Italian racing driver (born 1973)

Giorgio Vinella (born 22 August 1973 in Putignano) is an Italian racing driver.

==Career==
Vinella began racing in the early 1990s driving go-kart in the 100cc National category. In 1993 he debuted with Henry Morrogh’s single-seater car. Vinella started racing in the British Formula Ford Championship.

In 1995, Vinella won races in the French Formula Ford Championship with his Vector 95, came second in the Formula Ford Festival and finished third in the European Championship. In 1996 and 1997 he moved to Formula Renault, and a year later joined the Coloni team in Formula 3000. In 1999, he won the Italian Formula 3000 championship with Team Martello. The victory in the championship allowed him to test the Minardi. In December 1999 at Circuito de Jerez, he earned the position of test driver for year 2000, performing aerodynamic testing at Mugello and Vairano Circuits. The same year, he raced for one event in Formula 3000 with Team Da Vinci, and one race for Riley & Scott in the Grand Am series at Elkhart Lake in United States with a Chevrolet engine.

After eight years of non racing, he returned to the 500 Italian Championship winning the race in Vallelunga.

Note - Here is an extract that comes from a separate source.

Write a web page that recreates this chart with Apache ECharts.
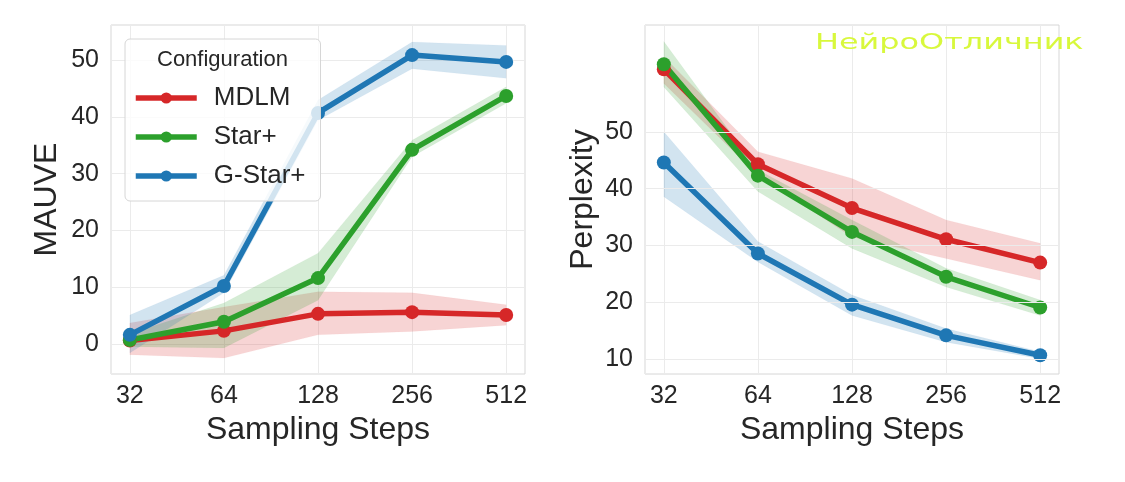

In 2009, Vinella won the Italian Touring Car Endurance Championship with Marco Baroncini, driving a BMW 320i E36 run by Pai Technosport. In 2010, Vinella drove two races in Czech Republic in Brno and Most with a Porsche 996 GT3, tested the Audi R10 TDI with Team Kolles for candidacy of a seat for the 24 Hours of Le Mans, won his Class in the 6 hours of Misano, won a race at Mugello circuit in the Italian CITS with Roberto Ravaglia's ROAL Motorsport team. In late 2010, he finished third in the European Sports Prototype with the prototype Wolf of BF Motorsport Team. In 2011, he won a title in the Italian Endurance Touring Car Championship Ibiza Cup with Marco Baroncini, with four race wins and eight podium finishes.

After some years of absence from racing, Vinella got a great victory at the 3 hours of Imola with a Wolf prototype together with the Italian driver Luca Pirri, in the LP Racing Team. In 2021, he raced once in the Ferrari 458 GT Cup with the SR&R Team in the Italian 3 hours GT held in Mugello, finishing third.

Outside of racing, Vinella works as a driving instructor, driver coach, and has also developed an online course, Drivers Masterclass, to teach people to drive following driving techniques used by racing drivers.